If we believe that insider dealing is a bad thing I do not think the Government should be able to engage in insider dealing or be exempt from the law as far as insider dealing is concerned. I know the Government will claim that they are doing it all in the national interest, but when dealing in shares it may well be that more than one interest is involved — the Government's interest, the national interest and perhaps the interests of private shareholders or individual shareholders — and they should all be equal before the law. I do not think the Government should have any exempt status under subsection (3). As the committee members know I would be inclined in the amendment I have put down to delete subsection (3) and require the Government to be subject to the same rigour of the law as everyone else.

I now come to amendment No. 122 in the name of the Minister which is also being dealt with. This amendment refers to co-operation between Stock Exchanges and proposes to prevent people from going off-shore and breaching the insider dealing regulations by operating from an off-shore haven, if that off-shore haven happens to be within the European Community. As I pointed out to the Minister during the last session, none of this applies in the Isle of Man, which, other than the UK, is closer to this city than any EC country — in fact, it is even closer than Newry. I would ask the Minister whether the insider dealing provisions here can be circumvented by people locating their dealing company or themselves as the case may be in the Isle of Man. It is a question which might be answered in due time. Those are just a few points I wanted to make. Obviously the provisions of the sections will also have to be discussed.

On a general point, do the provisions of this Part really exclude for all practical purposes any director or employee of a public company from trading in the company shares? It is more than likely that a director as an employee would be in a position to have information in regard to the activities and the trading of the company which could suggest that the shares of the company may increase and so on. Are we saying here that if this legislation is passed all employees and directors of a plc will be excluded in future from purchasing the shares of that particular company? How will that affect the share options for employees in these companies in the future?

I want to take the latter point first. The definition of essentially what is insider dealing or what will be declared unlawful is provided for in section 91 (1). The information has to be such that it is not generally available, but if it is, it would not be likely materially to affect the price of those securities. There must be many periods within a year when no information is available to the directors or employees that is not already public that would be likely materially to affect the price of the securities. There will undoubtedly be occasions during a year when the directors and the employees cannot deal——

If you knew that the company were trading well, there were other activities going on, and that within six months——

That is if you were a former director or employee within the previous six months.

Section 91 (1) says ". . . a person who is, or at any time in the preceding six months has been, connected with a company. . .".

In other words, if he was employed by the company within the previous six months the rules apply to him still if they otherwise apply, but they do not automatically apply.
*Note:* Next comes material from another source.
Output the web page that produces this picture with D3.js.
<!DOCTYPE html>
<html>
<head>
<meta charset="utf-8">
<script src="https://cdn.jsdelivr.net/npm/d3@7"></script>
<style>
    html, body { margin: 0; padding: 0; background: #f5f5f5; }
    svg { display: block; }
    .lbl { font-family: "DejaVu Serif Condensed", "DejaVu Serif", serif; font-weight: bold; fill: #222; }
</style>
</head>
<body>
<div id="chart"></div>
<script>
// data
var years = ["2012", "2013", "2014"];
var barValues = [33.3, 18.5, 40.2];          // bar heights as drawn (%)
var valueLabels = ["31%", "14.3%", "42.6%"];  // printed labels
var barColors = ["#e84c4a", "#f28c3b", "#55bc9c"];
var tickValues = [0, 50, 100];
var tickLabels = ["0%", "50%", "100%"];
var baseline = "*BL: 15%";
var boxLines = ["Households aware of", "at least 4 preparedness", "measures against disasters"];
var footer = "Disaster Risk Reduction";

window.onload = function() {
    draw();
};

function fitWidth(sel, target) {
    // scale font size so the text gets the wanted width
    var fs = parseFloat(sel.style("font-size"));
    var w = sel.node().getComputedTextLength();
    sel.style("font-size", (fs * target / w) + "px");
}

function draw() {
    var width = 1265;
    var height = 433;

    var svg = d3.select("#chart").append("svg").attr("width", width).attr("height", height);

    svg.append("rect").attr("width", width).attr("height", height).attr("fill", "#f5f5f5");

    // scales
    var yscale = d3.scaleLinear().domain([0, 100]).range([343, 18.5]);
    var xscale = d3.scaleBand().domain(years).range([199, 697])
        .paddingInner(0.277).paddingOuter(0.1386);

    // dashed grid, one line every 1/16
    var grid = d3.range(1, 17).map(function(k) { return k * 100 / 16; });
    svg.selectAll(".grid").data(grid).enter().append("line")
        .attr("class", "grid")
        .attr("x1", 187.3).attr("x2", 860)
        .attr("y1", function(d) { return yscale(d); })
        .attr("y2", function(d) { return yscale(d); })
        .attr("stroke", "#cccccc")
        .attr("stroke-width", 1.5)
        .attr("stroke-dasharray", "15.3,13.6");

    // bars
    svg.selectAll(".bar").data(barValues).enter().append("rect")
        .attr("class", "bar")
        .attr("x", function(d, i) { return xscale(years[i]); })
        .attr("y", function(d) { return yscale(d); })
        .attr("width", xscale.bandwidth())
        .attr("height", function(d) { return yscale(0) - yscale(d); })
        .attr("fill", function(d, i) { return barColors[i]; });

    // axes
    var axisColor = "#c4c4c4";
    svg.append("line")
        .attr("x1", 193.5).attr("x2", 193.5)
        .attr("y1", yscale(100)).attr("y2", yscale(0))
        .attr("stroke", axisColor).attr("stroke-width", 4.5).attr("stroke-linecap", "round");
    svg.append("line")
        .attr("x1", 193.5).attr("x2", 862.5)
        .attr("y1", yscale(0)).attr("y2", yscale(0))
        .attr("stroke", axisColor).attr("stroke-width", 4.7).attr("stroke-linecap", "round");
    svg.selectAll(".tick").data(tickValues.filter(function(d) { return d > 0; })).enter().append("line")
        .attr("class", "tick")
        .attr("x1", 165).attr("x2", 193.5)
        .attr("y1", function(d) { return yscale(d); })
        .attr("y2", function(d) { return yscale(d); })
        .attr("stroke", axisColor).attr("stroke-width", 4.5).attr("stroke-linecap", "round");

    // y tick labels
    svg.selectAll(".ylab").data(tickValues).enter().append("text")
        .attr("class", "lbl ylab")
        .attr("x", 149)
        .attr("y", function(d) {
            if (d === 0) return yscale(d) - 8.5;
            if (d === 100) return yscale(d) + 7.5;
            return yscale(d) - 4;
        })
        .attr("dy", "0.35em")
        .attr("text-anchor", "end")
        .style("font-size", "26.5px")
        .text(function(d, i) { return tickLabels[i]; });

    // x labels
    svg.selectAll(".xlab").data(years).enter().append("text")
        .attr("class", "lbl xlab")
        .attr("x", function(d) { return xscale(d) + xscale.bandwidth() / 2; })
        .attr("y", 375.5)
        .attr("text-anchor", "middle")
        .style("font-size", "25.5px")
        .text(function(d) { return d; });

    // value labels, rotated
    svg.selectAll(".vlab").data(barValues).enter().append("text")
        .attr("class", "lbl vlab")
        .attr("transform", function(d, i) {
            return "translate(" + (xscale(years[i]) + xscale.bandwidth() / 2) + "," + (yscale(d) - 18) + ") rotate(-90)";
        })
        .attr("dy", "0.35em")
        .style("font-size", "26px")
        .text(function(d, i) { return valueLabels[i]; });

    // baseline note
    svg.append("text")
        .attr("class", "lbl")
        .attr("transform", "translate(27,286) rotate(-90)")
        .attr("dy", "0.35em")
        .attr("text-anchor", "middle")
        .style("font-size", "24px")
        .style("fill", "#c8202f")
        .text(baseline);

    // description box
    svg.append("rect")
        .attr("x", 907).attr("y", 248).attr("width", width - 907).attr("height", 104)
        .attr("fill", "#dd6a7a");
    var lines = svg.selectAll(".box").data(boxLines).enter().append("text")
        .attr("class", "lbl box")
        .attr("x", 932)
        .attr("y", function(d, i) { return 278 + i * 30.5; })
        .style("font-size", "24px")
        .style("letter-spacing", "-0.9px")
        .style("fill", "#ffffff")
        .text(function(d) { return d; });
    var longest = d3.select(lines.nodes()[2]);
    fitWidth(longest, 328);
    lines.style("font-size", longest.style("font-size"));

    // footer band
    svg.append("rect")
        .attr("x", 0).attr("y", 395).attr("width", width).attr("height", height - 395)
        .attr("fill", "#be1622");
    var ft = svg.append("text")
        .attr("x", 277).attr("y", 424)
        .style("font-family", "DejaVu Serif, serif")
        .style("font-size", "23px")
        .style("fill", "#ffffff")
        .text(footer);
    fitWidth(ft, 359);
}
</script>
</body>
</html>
It is only if he got possession of information which is not public within the previous six months, while he was employed, and that that was likely to materially affect the price of the securities. It would not mean that anything you knew during the previous six months would preclude you; it is only if it affects materially the price of securities, not by a penny or two but in some material way.
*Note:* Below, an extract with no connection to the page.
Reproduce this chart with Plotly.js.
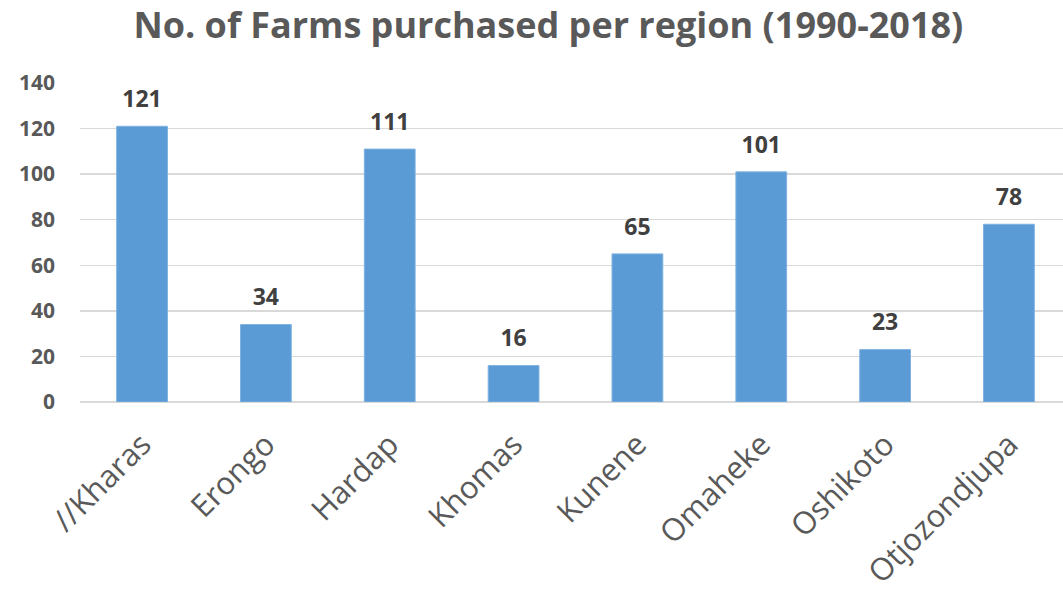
<!DOCTYPE html>
<html>
<head>
<meta charset="utf-8">
<script src="https://cdn.plot.ly/plotly-3.0.1.min.js"></script>
<style>
  html, body { margin: 0; padding: 0; overflow: hidden; background: #fff; }
  #chart { width: 1071px; height: 593px; }
</style>
</head>
<body>
<div id="chart"></div>
<script>
var regions = ['//Kharas', 'Erongo', 'Hardap', 'Khomas', 'Kunene', 'Omaheke', 'Oshikoto', 'Otjozondjupa'];
var farms = [121, 34, 111, 16, 65, 101, 23, 78];

var font = '"Open Sans", "DejaVu Sans", sans-serif';

var bars = {
    type: 'bar',
    x: regions,
    y: farms,
    marker: { color: '#5b9bd5', line: { color: '#7fb2e0', width: 1 } },
    hoverinfo: 'x+y'
};

// labels sit a bit above each bar, like the spreadsheet version
var labels = {
    type: 'scatter',
    mode: 'markers+text',
    x: regions,
    y: farms,
    text: farms.map(String),
    textposition: 'top center',
    marker: { size: 20, opacity: 0 },
    textfont: { family: font, size: 23, color: '#404040', weight: 'bold' },
    cliponaxis: false,
    hoverinfo: 'skip'
};

var layout = {
    width: 1071,
    height: 593,
    margin: { l: 80, r: 0, t: 83, b: 191 },
    showlegend: false,
    bargap: 0.59,
    paper_bgcolor: '#fff',
    plot_bgcolor: '#fff',
    title: {
        text: '<b>No. of Farms purchased per region (1990-2018)</b>',
        font: { family: font, size: 36, color: '#595959' },
        x: 0.512,
        xanchor: 'center',
        y: 0.958,
        yanchor: 'middle'
    },
    xaxis: {
        tickangle: -45,
        tickfont: { family: font, size: 31, color: '#595959' },
        showgrid: false,
        showline: false,
        ticks: '',
        ticklabelstandoff: 17
    },
    yaxis: {
        range: [0, 140],
        dtick: 20,
        tickfont: { family: font, size: 21, color: '#595959', weight: 'bold' },
        gridcolor: '#d9d9d9',
        gridwidth: 1.5,
        zeroline: true,
        zerolinecolor: '#d9d9d9',
        zerolinewidth: 1.5,
        ticks: '',
        ticklabelstandoff: 24
    }
};

Plotly.newPlot('chart', [bars, labels], layout, { displayModeBar: false, staticPlot: true });
</script>
</body>
</html>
If a company gets a large contract and word gets around the factory that something new is happening, for argument sake, the chances are that that would be regarded as material affecting the situation. I know what we are trying to get at——

If it does, then those people should not deal. In other countries at the moment it is a criminal offence for them to deal and it will be here if and when this Bill is passed.
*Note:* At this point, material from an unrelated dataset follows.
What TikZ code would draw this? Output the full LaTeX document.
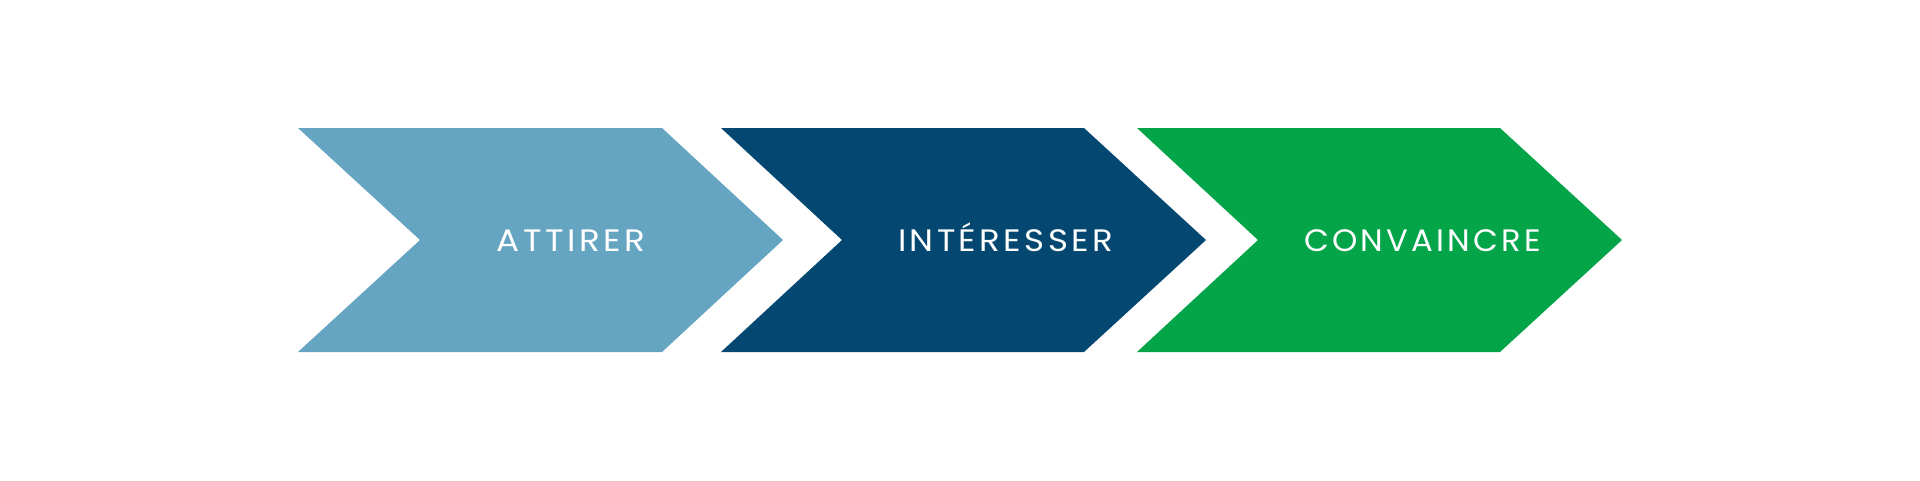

What about employee shareholdership schemes which are being promoted as something that is good? Are we going to get into trouble?

I do not think so because the relevant date is the date on which you acquire the option, not the date on which you exercise the option. I do not think they would be materially affected for that reason. The number of employees of a quoted plc who would have access to this kind of information would be very small; it would be only a small number, towards the top end clearly. The vast majority of employees would not know anything about matters that would be relevant to affecting the share price.

Let me deal with the point Deputy Bruton made in regard to amendment 118 that the Government should not be above the law. It would be impossible to operate the gilt market if the Government or those dealing on their behalf were not exempt because, by definition, they would have to know. If somebody in the Department of Finance decides to sell, say, £50 million worth of gilts on a particular morning that in itself would have an effect. Therefore he would be precluded on behalf of the Government from selling. Where he would be caught is if, knowing that on behalf of the Government he would be selling £50 million worth of gilts at 11 o'clock, he decided at a quarter to eleven to sell a couple of thousand of his own knowing the price was going to go down. That would be insider dealing. On the other hand, if they decided they are going to buy in a lot of gilts at a higher price than they had been paying, and they instruct the Government stockbroker to start buying them at a particular price at 11 o'clock, it would be insider dealing if somebody within the Government service, the Central Bank or the stockbroker concerned having got these instructions at 10 o'clock to start at 11 o'clock were to go out into the market and start buying at a quarter to eleven on his own account knowing the price was going to go up in a quarter of an hour. That would be insider dealing and he is caught. The law applies to him but it cannot apply to the people who are not buying or selling on their own account but rather those who are buying and selling on the account of the Government or the Exchequer.

The Directive recognises this clearly in Article 2, section 4, which says: "This Directive shall not apply to transactions carried out in pursuit of monetary exchange rate or public debt management policies by a sovereign State by its central bank or any other body designated to that effect by the State or by any person acting on their behalf." The system could not work if people in the public service, acting not on their own behalf but on behalf of the Government or the Exchequer, were to be bound by it. They are, of course, bound in so far as they might deal on their own behalf.

I propose that we adjourn the discussion until next week because we are not going to conclude this today.

I suggest we sit again on Tuesday, 16 January at 2.30 p.m.

I second that.

Progress reported; Committee to sit again.
The Committee adjourned at 5.30 p.m. until 2.30 p.m. on Tuesday, 16 January 1990.